Data extract —
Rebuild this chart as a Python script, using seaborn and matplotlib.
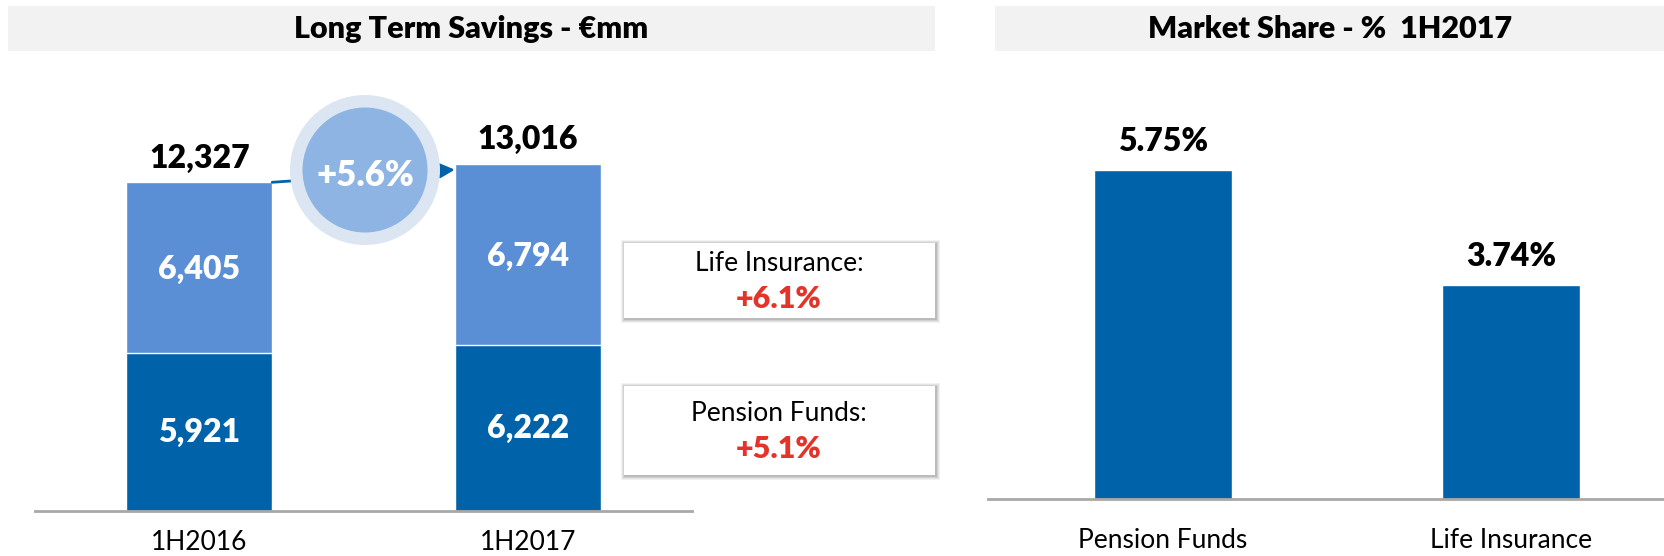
import matplotlib
matplotlib.use('Agg')
import matplotlib.pyplot as plt
from matplotlib.patches import Rectangle, Circle
import seaborn as sns
import pandas as pd

# data
periods = ['1H2016', '1H2017']
pension_funds = [5921, 6222]
life_insurance = [6405, 6794]
totals = [12327, 13016]
total_growth = '+5.6%'
segment_names = ['Life Insurance:', 'Pension Funds:']
segment_growth = ['+6.1%', '+5.1%']
share_labels = ['Pension Funds', 'Life Insurance']
share_values = [5.75, 3.74]

DARK = '#0062A8'
LIGHT = '#5A8FD5'
RED = '#E5332A'
GREY_BAR = '#F2F2F2'
AXIS = '#A8A8A8'

sns.set_style('white')
plt.rcParams['font.family'] = ['Lato', 'DejaVu Sans']
plt.rcParams['text.color'] = 'black'
plt.rcParams['xtick.color'] = 'black'

W, H = 1665, 556
fig = plt.figure(figsize=(W / 100, H / 100), dpi=100)


def fx(px):
    return px / W


def fy(py):
    # py counted from the top of the picture
    return 1 - py / H


# title bars
for x0, x1, title in [(8, 935, 'Long Term Savings - €mm'), (995, 1665, 'Market Share - %  1H2017')]:
    fig.add_artist(Rectangle((fx(x0), fy(51)), fx(x1 - x0), 45 / H,
                             transform=fig.transFigure, color=GREY_BAR, lw=0))
    fig.text(fx((x0 + x1) / 2), fy(29), title, ha='center', va='center',
             fontsize=22, fontweight='heavy')

# ---- left: stacked savings bars
ax1 = fig.add_axes([fx(35), fy(511), fx(692 - 35), (511 - 60) / H])
df = pd.DataFrame({'period': periods, 'pension': pension_funds, 'life': life_insurance})
df['stack'] = df['pension'] + df['life']
sns.barplot(data=df, x='period', y='stack', color=LIGHT, width=0.444, saturation=1, ax=ax1)
sns.barplot(data=df, x='period', y='pension', color=DARK, width=0.444, saturation=1, ax=ax1)
ax1.set_xlim(-0.5, 1.5)
px1 = 37.5  # units per pixel
ax1.set_ylim(0, 451 * px1)

for i in range(len(periods)):
    p, l = pension_funds[i], life_insurance[i]
    ax1.text(i, p / 2, f'{p:,}', ha='center', va='center', color='white',
             fontsize=23, fontweight='heavy')
    ax1.text(i, p + l / 2 - 2 * px1, f'{l:,}', ha='center', va='center', color='white',
             fontsize=23, fontweight='heavy')
    ax1.text(i, p + l + 24 * px1, f'{totals[i]:,}', ha='center', va='center',
             fontsize=23, fontweight='heavy')

ax1.annotate('', xy=(1 - 0.222, 12800), xytext=(0.222, 12327),
             arrowprops=dict(arrowstyle='-|>', color=DARK, lw=2,
                             mutation_scale=22, shrinkA=0, shrinkB=0))

# growth bubble
fig.add_artist(Circle((3.65, 5.56 - 1.70), 0.75, transform=fig.dpi_scale_trans,
                      color='#DCE6F2', lw=0))
fig.add_artist(Circle((3.65, 5.56 - 1.70), 0.625, transform=fig.dpi_scale_trans,
                      color='#8EB4E3', lw=0))
fig.text(fx(365), fy(176), total_growth, ha='center', va='center', color='white',
         fontsize=25, fontweight='heavy')

# growth boxes with soft shadow
boxes = [(243, 318), (386, 475)]
for (top, bot), name, g in zip(boxes, segment_names, segment_growth):
    for k, a in [(5, 0.05), (4, 0.06), (3, 0.08), (2, 0.1)]:
        fig.add_artist(Rectangle((fx(624 - k + 2), fy(bot + k)), fx(311 + 2 * k - 2), (bot - top + 2 * k - 2) / H,
                                 transform=fig.transFigure, color='black', alpha=a, lw=0))
    fig.add_artist(Rectangle((fx(624), fy(bot)), fx(311), (bot - top) / H,
                             transform=fig.transFigure, color='white', lw=0))
    mid = (top + bot) / 2
    fig.text(fx(779), fy(mid - 17), name, ha='center', va='center', fontsize=19)
    fig.text(fx(779), fy(mid + 18), g, ha='center', va='center', color=RED,
             fontsize=22, fontweight='heavy')

# ---- right: market share bars
ax2 = fig.add_axes([fx(988), fy(499), fx(677), (499 - 60) / H])
sns.barplot(x=share_labels, y=share_values, color=DARK, width=0.397, saturation=1, ax=ax2)
ax2.set_xlim(-0.503, 1.443)
px2 = 0.01748
ax2.set_ylim(0, 439 * px2)
for i, v in enumerate(share_values):
    ax2.text(i, v + 29 * px2, f'{v:.2f}%', ha='center', va='center',
             fontsize=23, fontweight='heavy')

for ax, pad in [(ax1, 14), (ax2, 21)]:
    sns.despine(ax=ax, left=True)
    ax.spines['bottom'].set_color(AXIS)
    ax.spines['bottom'].set_linewidth(2)
    ax.set_xlabel('')
    ax.set_ylabel('')
    ax.set_yticks([])
    ax.tick_params(axis='x', length=0, pad=pad, labelsize=19, labelcolor='black')

fig.savefig('out.png', dpi=100)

Work to complete — Find the word "seaborn" in the data and copy out each line where it turns up.

Answer —
Rebuild this chart as a Python script, using seaborn and matplotlib.
import seaborn as sns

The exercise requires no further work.